[Entries with chart source code]

--- BEGIN ---

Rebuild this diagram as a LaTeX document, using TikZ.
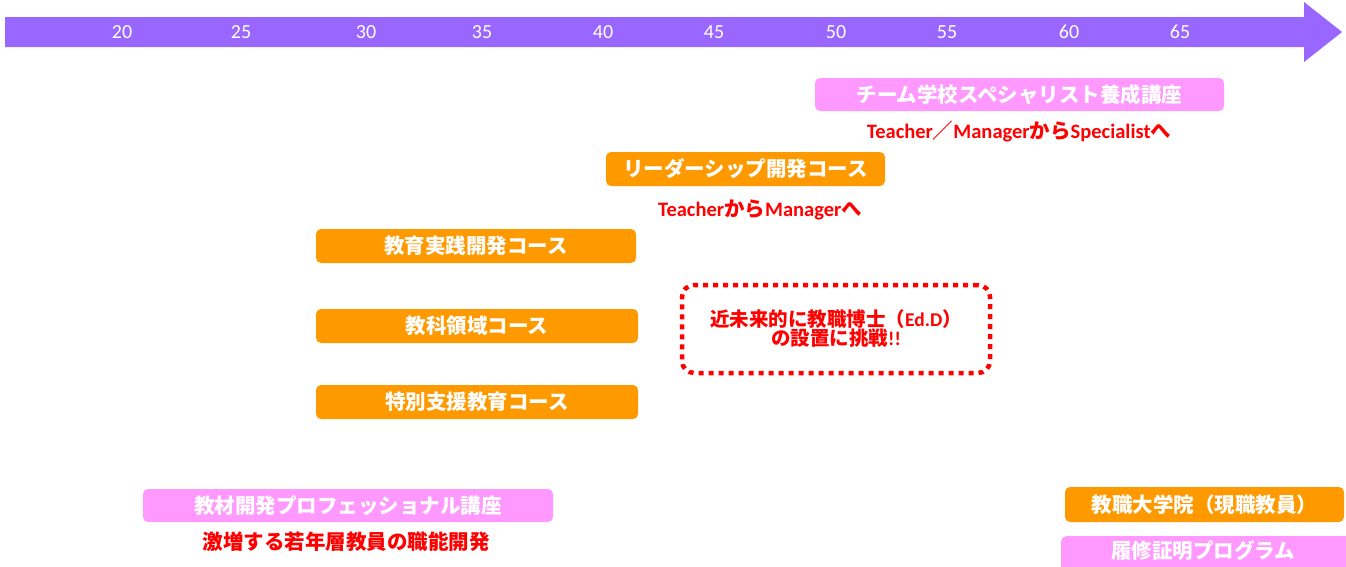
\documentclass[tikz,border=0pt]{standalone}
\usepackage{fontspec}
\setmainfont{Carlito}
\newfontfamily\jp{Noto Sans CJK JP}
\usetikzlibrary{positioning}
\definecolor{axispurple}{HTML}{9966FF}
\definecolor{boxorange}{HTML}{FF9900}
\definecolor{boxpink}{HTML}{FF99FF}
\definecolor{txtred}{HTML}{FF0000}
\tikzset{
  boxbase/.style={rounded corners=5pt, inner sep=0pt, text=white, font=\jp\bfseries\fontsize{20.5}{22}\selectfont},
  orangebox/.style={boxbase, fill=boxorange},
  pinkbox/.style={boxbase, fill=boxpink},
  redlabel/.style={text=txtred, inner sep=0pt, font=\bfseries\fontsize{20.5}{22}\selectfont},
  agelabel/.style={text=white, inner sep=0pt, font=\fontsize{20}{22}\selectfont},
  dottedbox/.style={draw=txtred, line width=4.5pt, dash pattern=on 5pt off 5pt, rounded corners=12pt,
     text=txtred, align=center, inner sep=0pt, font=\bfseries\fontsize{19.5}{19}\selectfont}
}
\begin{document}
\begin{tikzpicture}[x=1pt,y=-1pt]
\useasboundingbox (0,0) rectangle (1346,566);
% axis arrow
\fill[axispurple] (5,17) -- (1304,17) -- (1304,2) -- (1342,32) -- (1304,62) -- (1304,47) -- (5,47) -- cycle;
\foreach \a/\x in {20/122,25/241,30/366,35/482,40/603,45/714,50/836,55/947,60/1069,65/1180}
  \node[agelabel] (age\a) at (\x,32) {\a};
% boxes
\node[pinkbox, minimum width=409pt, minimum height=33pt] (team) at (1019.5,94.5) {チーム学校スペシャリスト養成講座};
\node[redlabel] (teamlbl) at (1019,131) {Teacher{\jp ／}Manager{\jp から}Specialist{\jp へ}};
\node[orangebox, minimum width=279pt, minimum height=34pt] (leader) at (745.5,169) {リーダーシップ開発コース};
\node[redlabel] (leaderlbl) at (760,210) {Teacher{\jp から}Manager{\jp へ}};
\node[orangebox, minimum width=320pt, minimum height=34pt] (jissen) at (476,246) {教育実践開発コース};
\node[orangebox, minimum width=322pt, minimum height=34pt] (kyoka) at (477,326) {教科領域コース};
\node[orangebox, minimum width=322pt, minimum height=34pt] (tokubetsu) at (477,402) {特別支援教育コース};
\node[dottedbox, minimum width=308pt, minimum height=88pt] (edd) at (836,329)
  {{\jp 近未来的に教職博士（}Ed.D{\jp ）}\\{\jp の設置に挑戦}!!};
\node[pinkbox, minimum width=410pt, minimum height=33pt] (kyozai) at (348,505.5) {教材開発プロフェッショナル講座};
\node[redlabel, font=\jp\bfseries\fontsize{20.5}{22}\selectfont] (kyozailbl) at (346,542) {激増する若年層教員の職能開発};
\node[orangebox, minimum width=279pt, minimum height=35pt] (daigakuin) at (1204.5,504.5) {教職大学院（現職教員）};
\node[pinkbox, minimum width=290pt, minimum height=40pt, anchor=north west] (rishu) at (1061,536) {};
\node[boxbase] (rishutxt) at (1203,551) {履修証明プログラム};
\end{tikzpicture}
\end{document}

--- END ---
--- BEGIN ---

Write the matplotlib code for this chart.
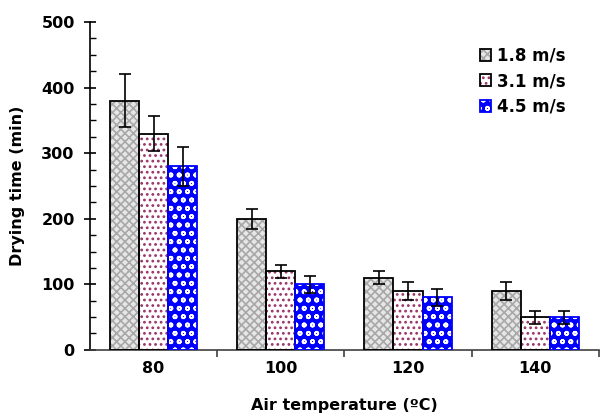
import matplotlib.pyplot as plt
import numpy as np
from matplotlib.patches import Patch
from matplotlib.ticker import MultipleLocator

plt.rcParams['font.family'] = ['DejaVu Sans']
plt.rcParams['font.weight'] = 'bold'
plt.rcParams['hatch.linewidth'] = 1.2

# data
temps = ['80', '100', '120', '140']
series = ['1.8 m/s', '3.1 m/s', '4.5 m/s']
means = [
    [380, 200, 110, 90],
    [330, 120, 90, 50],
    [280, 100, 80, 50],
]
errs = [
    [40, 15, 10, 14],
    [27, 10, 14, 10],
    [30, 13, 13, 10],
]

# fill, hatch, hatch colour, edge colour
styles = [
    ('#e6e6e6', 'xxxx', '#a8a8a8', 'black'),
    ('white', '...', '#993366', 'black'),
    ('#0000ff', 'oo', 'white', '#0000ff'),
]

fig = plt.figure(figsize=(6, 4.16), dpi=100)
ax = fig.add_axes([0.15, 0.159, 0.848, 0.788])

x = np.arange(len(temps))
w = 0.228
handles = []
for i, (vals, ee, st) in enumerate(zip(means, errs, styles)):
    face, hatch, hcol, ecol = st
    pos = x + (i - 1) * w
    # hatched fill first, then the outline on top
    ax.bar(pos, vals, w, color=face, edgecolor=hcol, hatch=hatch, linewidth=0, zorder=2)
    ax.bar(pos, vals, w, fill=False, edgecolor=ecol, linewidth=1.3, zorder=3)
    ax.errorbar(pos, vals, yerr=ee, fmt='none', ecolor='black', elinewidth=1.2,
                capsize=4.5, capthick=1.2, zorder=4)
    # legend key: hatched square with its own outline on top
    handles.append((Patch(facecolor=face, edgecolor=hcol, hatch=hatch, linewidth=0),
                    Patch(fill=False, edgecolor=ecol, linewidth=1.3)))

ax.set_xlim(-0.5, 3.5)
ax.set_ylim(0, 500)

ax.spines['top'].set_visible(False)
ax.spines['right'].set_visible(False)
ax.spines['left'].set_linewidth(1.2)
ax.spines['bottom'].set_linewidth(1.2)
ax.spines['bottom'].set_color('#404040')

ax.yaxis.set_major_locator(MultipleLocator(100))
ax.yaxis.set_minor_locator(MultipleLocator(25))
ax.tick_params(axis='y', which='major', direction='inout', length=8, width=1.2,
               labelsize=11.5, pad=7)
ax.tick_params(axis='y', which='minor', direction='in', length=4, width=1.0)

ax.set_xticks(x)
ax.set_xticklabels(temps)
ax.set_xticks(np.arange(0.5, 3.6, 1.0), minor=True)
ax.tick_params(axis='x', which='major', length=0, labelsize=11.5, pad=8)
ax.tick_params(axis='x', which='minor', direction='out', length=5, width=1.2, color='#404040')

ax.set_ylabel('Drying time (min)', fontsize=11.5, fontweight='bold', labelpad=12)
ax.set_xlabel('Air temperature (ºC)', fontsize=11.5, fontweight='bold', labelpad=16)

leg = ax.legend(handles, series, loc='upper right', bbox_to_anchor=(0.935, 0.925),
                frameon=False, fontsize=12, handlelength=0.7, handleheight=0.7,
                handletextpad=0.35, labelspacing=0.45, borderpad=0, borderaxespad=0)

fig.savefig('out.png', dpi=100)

--- END ---
--- BEGIN ---

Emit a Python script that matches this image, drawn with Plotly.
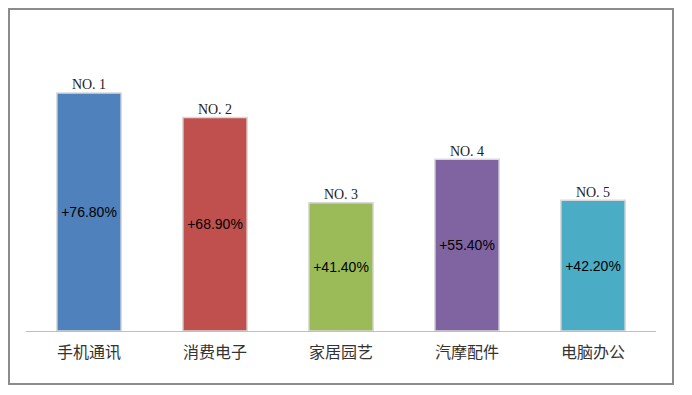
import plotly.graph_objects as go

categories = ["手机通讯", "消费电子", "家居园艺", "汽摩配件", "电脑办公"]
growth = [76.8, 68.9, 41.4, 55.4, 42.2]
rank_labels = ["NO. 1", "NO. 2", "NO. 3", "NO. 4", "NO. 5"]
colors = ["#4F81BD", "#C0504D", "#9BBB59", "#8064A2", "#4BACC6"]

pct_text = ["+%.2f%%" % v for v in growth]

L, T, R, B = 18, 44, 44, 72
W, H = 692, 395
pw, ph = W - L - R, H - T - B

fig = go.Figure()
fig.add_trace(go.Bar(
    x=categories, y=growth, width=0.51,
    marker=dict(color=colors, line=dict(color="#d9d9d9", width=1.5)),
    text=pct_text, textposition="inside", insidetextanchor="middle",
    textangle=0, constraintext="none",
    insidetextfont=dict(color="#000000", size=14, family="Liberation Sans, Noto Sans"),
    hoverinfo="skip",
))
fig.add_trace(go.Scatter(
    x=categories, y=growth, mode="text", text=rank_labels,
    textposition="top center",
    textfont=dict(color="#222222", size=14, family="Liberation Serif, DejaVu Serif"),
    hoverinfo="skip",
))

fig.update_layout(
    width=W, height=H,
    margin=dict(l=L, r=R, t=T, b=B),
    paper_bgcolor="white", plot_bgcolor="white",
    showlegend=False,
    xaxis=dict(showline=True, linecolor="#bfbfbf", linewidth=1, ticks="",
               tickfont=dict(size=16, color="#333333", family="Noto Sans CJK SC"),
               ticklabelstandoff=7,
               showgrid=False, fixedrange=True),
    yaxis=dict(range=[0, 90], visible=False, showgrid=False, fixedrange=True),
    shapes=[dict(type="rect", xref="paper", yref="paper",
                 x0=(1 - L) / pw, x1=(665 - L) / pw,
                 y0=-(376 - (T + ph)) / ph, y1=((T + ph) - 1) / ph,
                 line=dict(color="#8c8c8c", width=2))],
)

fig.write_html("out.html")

--- END ---

## Task to carry out
Set down exactly the lines above, from the line containing "Write the matplotlib code for this chart." through the line containing "plt.rcParams['hatch.linewidth'] = 1.2". Skip the pictures.

## Full output
Write the matplotlib code for this chart.
import matplotlib.pyplot as plt
import numpy as np
from matplotlib.patches import Patch
from matplotlib.ticker import MultipleLocator

plt.rcParams['font.family'] = ['DejaVu Sans']
plt.rcParams['font.weight'] = 'bold'
plt.rcParams['hatch.linewidth'] = 1.2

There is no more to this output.